Stockholm (HedgeNordic) – The alternative assets industry, which includes hedge funds, private equity, real estate and infrastructure investments in a variety of vehicles, is predicted to reach $14 trillion in assets under management by 2023 from $8.8 trillion recorded at the end of last year. Data provider Preqin also predicts private equity funds will overtake hedge funds as the largest alternative asset class even though the hedge fund industry is anticipated to grow by 31 percent in five years.

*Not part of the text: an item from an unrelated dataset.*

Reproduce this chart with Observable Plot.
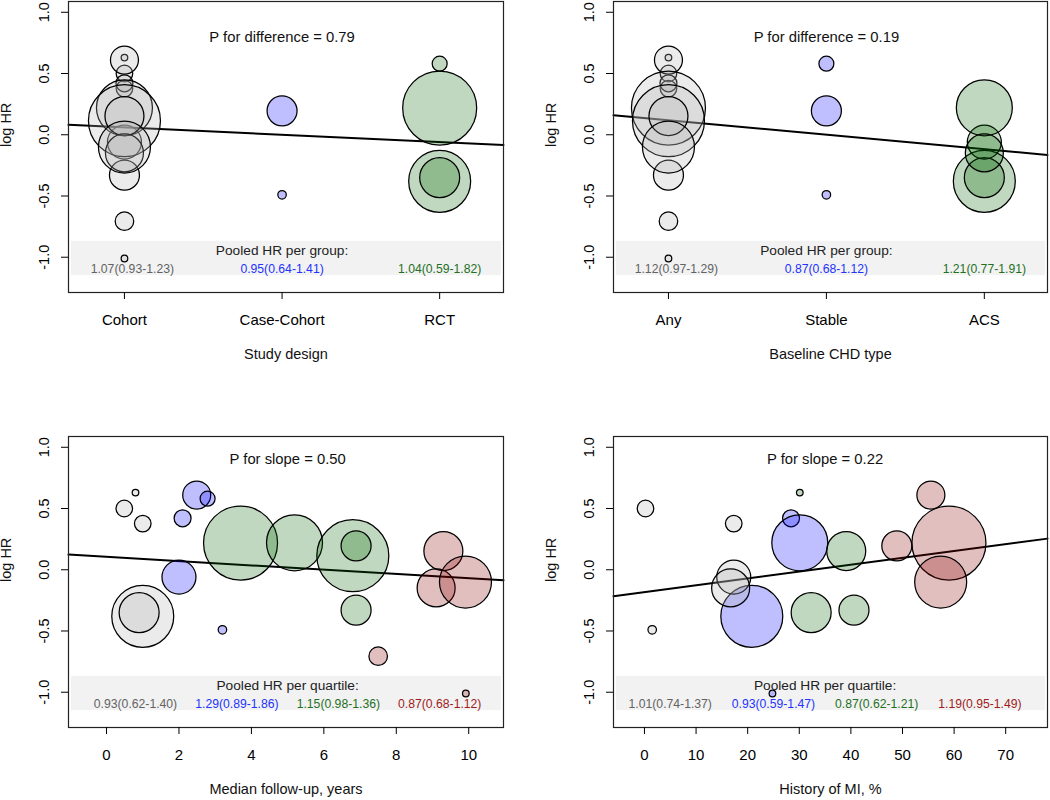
<!DOCTYPE html>
<html>
<head>
<meta charset="utf-8">
<script src="https://cdn.jsdelivr.net/npm/d3@7"></script>
<script src="https://cdn.jsdelivr.net/npm/@observablehq/plot@0.6"></script>
<style>
  body { margin: 0; background: #fff; }
  #wrap { position: relative; width: 1050px; height: 800px; font-family: "Liberation Sans", Arial, sans-serif; }
  .cell { position: absolute; width: 525px; height: 400px; }
</style>
</head>
<body>
<div id="wrap"></div>
<script>
// ---------- data (20 studies) ----------
const studyIds = [1,2,3,4,5,6,7,8,9,10,11,12,13,14,15,16,17,18,19,20];
const logHR = [0.63, 0.50, 0.377, -0.38, -0.35, 0.61, 0.58, 0.42, -0.06, -0.49,
               0.218, 0.22, 0.115, 0.195, -0.33, 0.153, -0.148, -0.10, -0.706, -1.01];
const studyWeight = [1.1, 6.9, 6.9, 96, 40, 19.6, 5.6, 7.2, 28.9, 1.8,
                     136.9, 78.4, 129.6, 22.5, 22.5, 38, 36.1, 67.6, 8.6, 1.1];

const designCategories = ["Cohort", "Case-Cohort", "RCT"];
const studyDesign = [0,0,0,2,2,0,2,0,0,1,2,0,0,1,0,0,0,0,0,0];

const chdCategories = ["Any", "Stable", "ACS"];
const chdType = [0,0,0,2,2,0,1,0,2,1,0,2,0,1,0,0,2,0,0,0];

const followUpYears = [0.80, 0.49, 1.0, 1.0, 0.90, 2.49, 2.79, 2.10, 2.0, 3.2,
                       3.70, 5.19, 6.80, 6.89, 6.89, 9.30, 9.10, 9.91, 7.50, 9.92];
const followUpQuartile = [0,0,0,0,0,1,1,1,1,1,2,2,2,2,2,3,3,3,3,3];

const historyMI = [30.1, 0.2, 17.3, 20.8, 32.3, 55.5, null, 28.4, 17.3, 1.5,
                   59.0, 30.1, null, 48.9, 40.6, 39.1, 16.7, 57.4, null, 24.8];
const historyMIQuartile = [2,0,0,1,2,3,null,1,0,0,3,1,null,3,2,2,0,3,null,1];

const yTicks = [-1, -0.5, 0, 0.5, 1];
const followUpTicks = [0, 2, 4, 6, 8, 10];
const historyTicks = [0, 10, 20, 30, 40, 50, 60, 70];

const pLabels = ["P for difference = 0.79", "P for difference = 0.19", "P for slope = 0.50", "P for slope = 0.22"];
const pooledHeadings = ["Pooled HR per group:", "Pooled HR per group:", "Pooled HR per quartile:", "Pooled HR per quartile:"];
const pooledDesign = ["1.07(0.93-1.23)", "0.95(0.64-1.41)", "1.04(0.59-1.82)"];
const pooledCHD = ["1.12(0.97-1.29)", "0.87(0.68-1.12)", "1.21(0.77-1.91)"];
const pooledFollowUp = ["0.93(0.62-1.40)", "1.29(0.89-1.86)", "1.15(0.98-1.36)", "0.87(0.68-1.12)"];
const pooledHistory = ["1.01(0.74-1.37)", "0.93(0.59-1.47)", "0.87(0.62-1.21)", "1.19(0.95-1.49)"];

// meta-regression fits: [intercept, slope]
const fitDesign = [0.119, -0.0594];
const fitCHD = [0.236, -0.118];
const fitFollowUp = [0.1055, -0.01746];
const fitHistory = [-0.1824, 0.00559];

// ---------- styles ----------
const fillColors = ["#afafaf", "#0000ff", "#006400", "#8b0000"];
const textColors = ["#626262", "#2233ff", "#1f701f", "#9e1c1c"];
const font = "Liberation Sans, Arial, Helvetica, sans-serif";

const panels = [
  { pos: [0, 0], margins: [1, 22, 108, 68], xDomain: [0.645, 3.405], xValues: studyDesign.map(d => d + 1),
    groups: studyDesign, xTicks: [1, 2, 3], tickFormat: d => designCategories[d - 1], xTitle: "Study design",
    fit: fitDesign, pX: 2, pY: 0.795, pText: pLabels[0], heading: pooledHeadings[0], pooled: pooledDesign, pooledX: [1.05, 2, 3] },
  { pos: [525, 0], margins: [1, 3, 108, 88], xDomain: [0.652, 3.40], xValues: chdType.map(d => d + 1),
    groups: chdType, xTicks: [1, 2, 3], tickFormat: d => chdCategories[d - 1], xTitle: "Baseline CHD type",
    fit: fitCHD, pX: 2, pY: 0.795, pText: pLabels[1], heading: pooledHeadings[1], pooled: pooledCHD, pooledX: [1.05, 2, 3] },
  { pos: [0, 400], margins: [36, 22, 73, 68], xDomain: [-1.05, 10.96], xValues: followUpYears,
    groups: followUpQuartile, xTicks: followUpTicks, tickFormat: d => String(d), xTitle: "Median follow-up, years",
    fit: fitFollowUp, pX: 5, pY: 0.90, pText: pLabels[2], heading: pooledHeadings[2], pooled: pooledFollowUp, pooledX: [0.8, 3.6, 6.4, 9.2] },
  { pos: [525, 400], margins: [36, 3, 73, 88], xDomain: [-6.0, 78.1], xValues: historyMI,
    groups: historyMIQuartile, xTicks: historyTicks, tickFormat: d => String(d), xTitle: "History of MI, %",
    fit: fitHistory, pX: 35, pY: 0.90, pText: pLabels[3], heading: pooledHeadings[3], pooled: pooledHistory, pooledX: [5, 25, 45, 65] }
];

const wrap = document.getElementById("wrap");
const maxWeight = d3.max(studyWeight);

for (const cfg of panels) {
  const data = studyIds.map((id, i) => ({ id, x: cfg.xValues[i], y: logHR[i], w: studyWeight[i], g: cfg.groups[i] }))
    .filter(d => d.x != null);
  const [x0, x1] = cfg.xDomain;
  const fitLine = [x0, x1].map(x => ({ x, y: cfg.fit[0] + cfg.fit[1] * x }));
  const [mt, mr, mb, ml] = cfg.margins;

  const marks = [
    Plot.rect([0], { y1: () => -0.87, y2: () => -1.15, fill: "#f2f2f2", insetLeft: 3, insetRight: 2 }),
    Plot.line(fitLine, { x: "x", y: "y", stroke: "black", strokeWidth: 2 }),
    Plot.dot(data, { x: "x", y: "y", r: "w", fill: "g", fillOpacity: 0.25, stroke: "black", strokeWidth: 1.25, sort: null }),
    Plot.frame({ stroke: "#222", strokeWidth: 1.2 }),
    Plot.axisX({ ticks: cfg.xTicks, tickFormat: cfg.tickFormat, tickSize: 7, tickPadding: 15, fontSize: 15, label: null }),
    Plot.axisY({ ticks: yTicks, tickFormat: d => d.toFixed(1), tickSize: 7, tickRotate: -90, tickPadding: 13, fontSize: 14.5, label: null }),
    Plot.text([cfg.xTitle], { frameAnchor: "bottom", dy: 66, fontSize: 14.5, text: d => d, fill: "#111" }),
    Plot.text(["log HR"], { frameAnchor: "left", dx: -62, rotate: -90, fontSize: 14.5, text: d => d, fill: "#111" }),
    Plot.text([cfg.pText], { x: () => cfg.pX, y: () => cfg.pY, fontSize: 14.8, text: d => d, fill: "#111" }),
    Plot.text([cfg.heading], { x: () => cfg.pX, y: () => -0.945, fontSize: 13.7, text: d => d, fill: "#222" }),
    ...cfg.pooled.map((t, i) => Plot.text([t], { x: () => cfg.pooledX[i], y: () => -1.1, fontSize: 12.2, text: d => d, fill: textColors[i] }))
  ];

  const chart = Plot.plot({
    width: 525, height: 400,
    marginTop: mt, marginRight: mr, marginBottom: mb, marginLeft: ml,
    x: { domain: cfg.xDomain },
    y: { domain: [-1.288, 1.088] },
    r: { type: "sqrt", domain: [0, maxWeight], range: [0, 37] },
    color: { type: "ordinal", domain: [0, 1, 2, 3], range: fillColors },
    style: { fontFamily: font, fontSize: "15px", background: "white", color: "black", overflow: "visible" },
    marks
  });
  const cell = document.createElement("div");
  cell.className = "cell";
  cell.style.left = cfg.pos[0] + "px";
  cell.style.top = cfg.pos[1] + "px";
  cell.appendChild(chart);
  wrap.appendChild(cell);
}
</script>
</body>
</html>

In a report called “The Future of Alternatives: The Classes of 2023,” Preqin predicts that the hedge fund industry will oversee $4.7 trillion in assets under management in five years from $3.6 trillion as of the end of last year. The capital managed by private equity funds, meanwhile, is projected to grow 58 percent from $3.1 trillion to $4.9 trillion, allowing the group to become the largest alternative asset class. Private equity funds and hedge fund vehicles collectively accounted for three-fourths of the $8.8 trillion alternative assets industry at the end of last year.
“While industry participants are predicting this share to decrease over the next five years to 69 percent, as other alternative asset classes look set for faster growth, these industries are expected to contribute the majority (56 percent, $2.9tn) of the growth in dollar terms over the next five years,” the report writes.

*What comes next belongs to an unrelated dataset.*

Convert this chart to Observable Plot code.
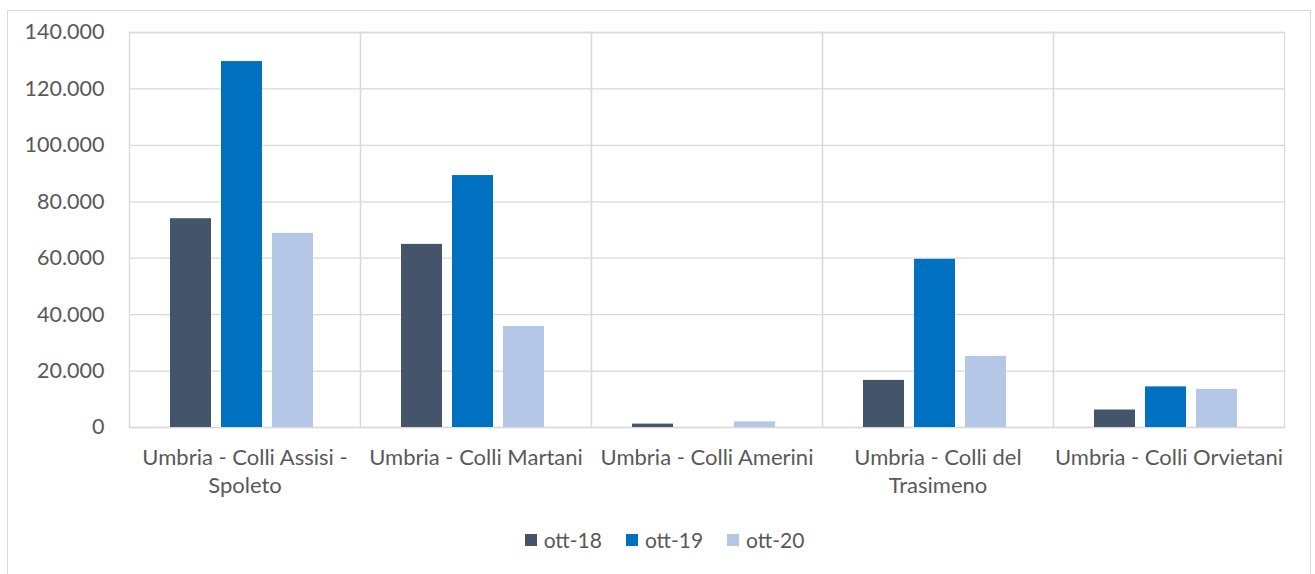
<!DOCTYPE html>
<html>
<head>
<meta charset="utf-8">
<script src="https://cdn.jsdelivr.net/npm/d3@7"></script>
<script src="https://cdn.jsdelivr.net/npm/@observablehq/plot@0.6"></script>
<style>
  html, body { margin: 0; padding: 0; background: #fff; }
  #wrap { position: relative; width: 1315px; height: 574px; overflow: hidden; font-family: Lato, "Open Sans", sans-serif; color: #595959; }
  #border { position: absolute; left: 7px; top: 10px; width: 1302px; height: 600px; border: 1px solid #d9d9d9; }
  #chart { position: absolute; left: 0; top: 0; }
  #legend { position: absolute; left: 0; top: 527px; width: 1315px; display: flex; justify-content: center; gap: 24px; font-size: 21px; padding-left: 14px; box-sizing: border-box; }
  .item { display: flex; align-items: center; gap: 7px; }
  .sw { width: 12px; height: 12px; display: inline-block; }
</style>
</head>
<body>
<div id="wrap">
  <div id="border"></div>
  <div id="chart"></div>
  <div id="legend"></div>
</div>
<script>
const categories = ["Umbria - Colli Assisi - Spoleto", "Umbria - Colli Martani", "Umbria - Colli Amerini", "Umbria - Colli del Trasimeno", "Umbria - Colli Orvietani"];
const categoryLabels = ["Umbria - Colli Assisi -\nSpoleto", "Umbria - Colli Martani", "Umbria - Colli Amerini", "Umbria - Colli del\nTrasimeno", "Umbria - Colli Orvietani"];
const series = ["ott-18", "ott-19", "ott-20"];
const ott18 = [74000, 64900, 1200, 16700, 6200];
const ott19 = [129700, 89300, 0, 59600, 14400];
const ott20 = [68800, 35800, 2000, 25200, 13500];
const yTicks = [0, 20000, 40000, 60000, 80000, 100000, 120000, 140000];
const colors = ["#44546A", "#0070C0", "#B4C7E7"];

const valuesBySeries = [ott18, ott19, ott20];
const data = [];
categories.forEach((c, i) => series.forEach((s, j) => data.push({cat: c, series: s, value: valuesBySeries[j][i]})));

const itLocale = d3.formatLocale({decimal: ",", thousands: ".", grouping: [3], currency: ["€", ""]});
const fmt = itLocale.format(",d");
const labelOf = new Map(categories.map((c, i) => [c, categoryLabels[i]]));

const plot = Plot.plot({
  width: 1315,
  height: 515,
  marginLeft: 127,
  marginRight: 30,
  marginTop: 32,
  marginBottom: 88,
  style: {fontFamily: "Lato, 'Open Sans', sans-serif", fontSize: "18px", color: "#595959", background: "transparent"},
  fx: {domain: categories, padding: 0, label: null, axis: null},
  x: {domain: series, paddingInner: 0.2, paddingOuter: 0.85, align: 0.46, axis: null},
  y: {domain: [0, 140000], axis: null},
  color: {domain: series, range: colors},
  marks: [
    Plot.gridY(yTicks, {stroke: "#d9d9d9", strokeOpacity: 1, strokeWidth: 1.3}),
    Plot.frame({stroke: "#d9d9d9", strokeOpacity: 1, strokeWidth: 1.3}),
    Plot.barY(data, {fx: "cat", x: "series", y: "value", fill: "series"}),
    Plot.axisY(yTicks, {tickSize: 0, tickPadding: 25, tickFormat: fmt, label: null, fontSize: 21.5}),
    Plot.axisFx({anchor: "bottom", tickSize: 0, tickPadding: 17, tickFormat: d => labelOf.get(d), label: null, lineHeight: 1.3, fontSize: 22, textAnchor: "middle"})
  ]
});
document.getElementById("chart").appendChild(plot);

const legend = document.getElementById("legend");
series.forEach((s, i) => {
  const item = document.createElement("div");
  item.className = "item";
  const sw = document.createElement("span");
  sw.className = "sw";
  sw.style.background = colors[i];
  const t = document.createElement("span");
  t.textContent = s;
  item.appendChild(sw);
  item.appendChild(t);
  legend.appendChild(item);
});
</script>
</body>
</html>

Private debt and infrastructure are predicted to double their assets under management, reaching $1.4 trillion and $1.0 trillion, respectively. Real estate funds, meanwhile, are expected to grow 50 percent to $1.2 trillion. Natural resources funds are expected to reach the highest rate of growth (300 percent), yet, will remain the smallest asset class among alternatives with $800 billion in assets. Preqin’s estimates are based on average predictions from 420 fund managers and investors polled on each asset class.

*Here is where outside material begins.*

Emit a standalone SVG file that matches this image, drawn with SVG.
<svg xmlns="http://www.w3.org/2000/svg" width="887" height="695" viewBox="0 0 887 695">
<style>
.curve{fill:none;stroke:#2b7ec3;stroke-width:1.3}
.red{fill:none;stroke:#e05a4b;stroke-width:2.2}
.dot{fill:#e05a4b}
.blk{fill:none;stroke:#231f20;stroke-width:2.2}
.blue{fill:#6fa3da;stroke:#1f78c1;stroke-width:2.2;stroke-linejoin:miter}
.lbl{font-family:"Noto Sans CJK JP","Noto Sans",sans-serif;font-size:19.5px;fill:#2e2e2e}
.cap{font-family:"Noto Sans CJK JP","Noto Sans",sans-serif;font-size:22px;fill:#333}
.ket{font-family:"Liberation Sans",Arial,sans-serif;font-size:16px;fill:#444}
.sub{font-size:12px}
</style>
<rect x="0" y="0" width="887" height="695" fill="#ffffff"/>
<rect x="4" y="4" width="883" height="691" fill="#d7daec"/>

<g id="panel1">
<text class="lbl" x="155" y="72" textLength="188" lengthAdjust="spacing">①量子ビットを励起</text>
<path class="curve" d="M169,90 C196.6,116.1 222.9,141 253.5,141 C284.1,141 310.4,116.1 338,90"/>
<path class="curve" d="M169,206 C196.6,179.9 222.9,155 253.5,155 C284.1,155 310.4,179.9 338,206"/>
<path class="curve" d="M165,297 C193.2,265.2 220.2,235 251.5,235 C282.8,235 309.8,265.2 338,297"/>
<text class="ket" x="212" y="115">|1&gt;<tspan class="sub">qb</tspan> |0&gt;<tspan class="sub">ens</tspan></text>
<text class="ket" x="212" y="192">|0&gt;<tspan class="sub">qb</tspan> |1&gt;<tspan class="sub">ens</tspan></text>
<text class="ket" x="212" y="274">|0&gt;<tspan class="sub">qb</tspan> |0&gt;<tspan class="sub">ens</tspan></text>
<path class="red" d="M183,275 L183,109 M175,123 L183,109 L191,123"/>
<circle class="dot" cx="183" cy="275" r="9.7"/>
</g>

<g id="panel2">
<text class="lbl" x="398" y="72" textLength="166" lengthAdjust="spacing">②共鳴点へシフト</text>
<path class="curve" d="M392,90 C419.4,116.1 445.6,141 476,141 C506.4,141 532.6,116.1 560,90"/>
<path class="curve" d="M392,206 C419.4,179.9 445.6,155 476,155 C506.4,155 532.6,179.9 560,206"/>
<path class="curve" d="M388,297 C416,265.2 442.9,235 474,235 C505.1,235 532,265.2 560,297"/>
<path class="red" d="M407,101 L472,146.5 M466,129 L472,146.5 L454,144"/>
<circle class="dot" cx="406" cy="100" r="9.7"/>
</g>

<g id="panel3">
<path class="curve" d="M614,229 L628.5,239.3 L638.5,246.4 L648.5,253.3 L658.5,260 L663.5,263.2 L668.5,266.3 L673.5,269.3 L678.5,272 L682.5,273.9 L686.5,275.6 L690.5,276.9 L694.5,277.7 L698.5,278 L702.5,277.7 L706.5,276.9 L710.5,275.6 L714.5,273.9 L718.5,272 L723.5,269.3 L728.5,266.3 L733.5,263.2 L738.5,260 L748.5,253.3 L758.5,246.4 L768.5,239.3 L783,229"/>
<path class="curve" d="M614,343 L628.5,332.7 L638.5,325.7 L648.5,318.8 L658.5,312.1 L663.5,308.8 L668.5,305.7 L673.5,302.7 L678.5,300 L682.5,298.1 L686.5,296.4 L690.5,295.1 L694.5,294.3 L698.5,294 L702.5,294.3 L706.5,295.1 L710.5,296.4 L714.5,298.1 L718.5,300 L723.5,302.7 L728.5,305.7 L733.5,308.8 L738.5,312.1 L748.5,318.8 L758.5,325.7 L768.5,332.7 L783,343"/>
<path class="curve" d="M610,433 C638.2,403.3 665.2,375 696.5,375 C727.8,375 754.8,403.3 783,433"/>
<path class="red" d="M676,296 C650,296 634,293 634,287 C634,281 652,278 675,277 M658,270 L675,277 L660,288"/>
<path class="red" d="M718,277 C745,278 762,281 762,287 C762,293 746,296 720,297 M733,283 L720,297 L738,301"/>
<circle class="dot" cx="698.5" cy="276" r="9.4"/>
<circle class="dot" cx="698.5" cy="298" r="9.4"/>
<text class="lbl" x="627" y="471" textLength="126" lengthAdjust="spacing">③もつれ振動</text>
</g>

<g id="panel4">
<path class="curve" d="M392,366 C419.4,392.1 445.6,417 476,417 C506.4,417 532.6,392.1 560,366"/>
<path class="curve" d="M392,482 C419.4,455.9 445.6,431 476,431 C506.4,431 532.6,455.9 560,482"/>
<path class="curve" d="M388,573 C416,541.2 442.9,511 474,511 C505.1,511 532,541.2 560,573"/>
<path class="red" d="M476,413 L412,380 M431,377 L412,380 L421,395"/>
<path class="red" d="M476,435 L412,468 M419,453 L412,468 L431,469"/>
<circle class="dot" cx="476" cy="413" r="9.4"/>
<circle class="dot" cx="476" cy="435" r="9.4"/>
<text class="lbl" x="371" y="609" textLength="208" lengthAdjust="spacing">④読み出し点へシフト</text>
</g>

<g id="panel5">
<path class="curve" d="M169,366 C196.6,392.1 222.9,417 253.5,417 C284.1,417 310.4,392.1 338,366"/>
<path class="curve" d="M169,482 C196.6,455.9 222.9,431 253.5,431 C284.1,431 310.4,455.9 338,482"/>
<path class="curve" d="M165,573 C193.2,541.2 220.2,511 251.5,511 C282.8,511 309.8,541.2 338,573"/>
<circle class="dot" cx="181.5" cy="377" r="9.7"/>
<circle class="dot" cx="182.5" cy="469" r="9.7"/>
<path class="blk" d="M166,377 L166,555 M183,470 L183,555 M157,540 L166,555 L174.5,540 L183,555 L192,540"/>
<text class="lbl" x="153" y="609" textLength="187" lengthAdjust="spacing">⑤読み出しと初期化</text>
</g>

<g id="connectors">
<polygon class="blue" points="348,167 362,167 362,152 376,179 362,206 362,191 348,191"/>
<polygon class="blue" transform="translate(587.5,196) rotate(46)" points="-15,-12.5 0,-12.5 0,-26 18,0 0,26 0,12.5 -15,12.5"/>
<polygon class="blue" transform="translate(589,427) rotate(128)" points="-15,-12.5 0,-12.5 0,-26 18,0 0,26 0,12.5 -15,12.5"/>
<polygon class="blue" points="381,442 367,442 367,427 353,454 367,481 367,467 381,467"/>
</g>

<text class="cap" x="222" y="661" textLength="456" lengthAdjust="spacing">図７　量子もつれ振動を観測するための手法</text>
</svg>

“Fourteen trillion dollars may sound like an overly ambitious prediction for the alternative assets industry, but it is lower than the average growth rate we’ve seen in the past decade. There are several key factors that will drive this growth, including: the proven long-term performance of alternatives; the growing opportunities available in private debt; and the rise of emerging markets in which alternatives funds are already entrenched. If anything, we believe that $14tn is more likely to be too low than it is to be too high,” says Mark O’Hare, Preqin’s chief executive officer.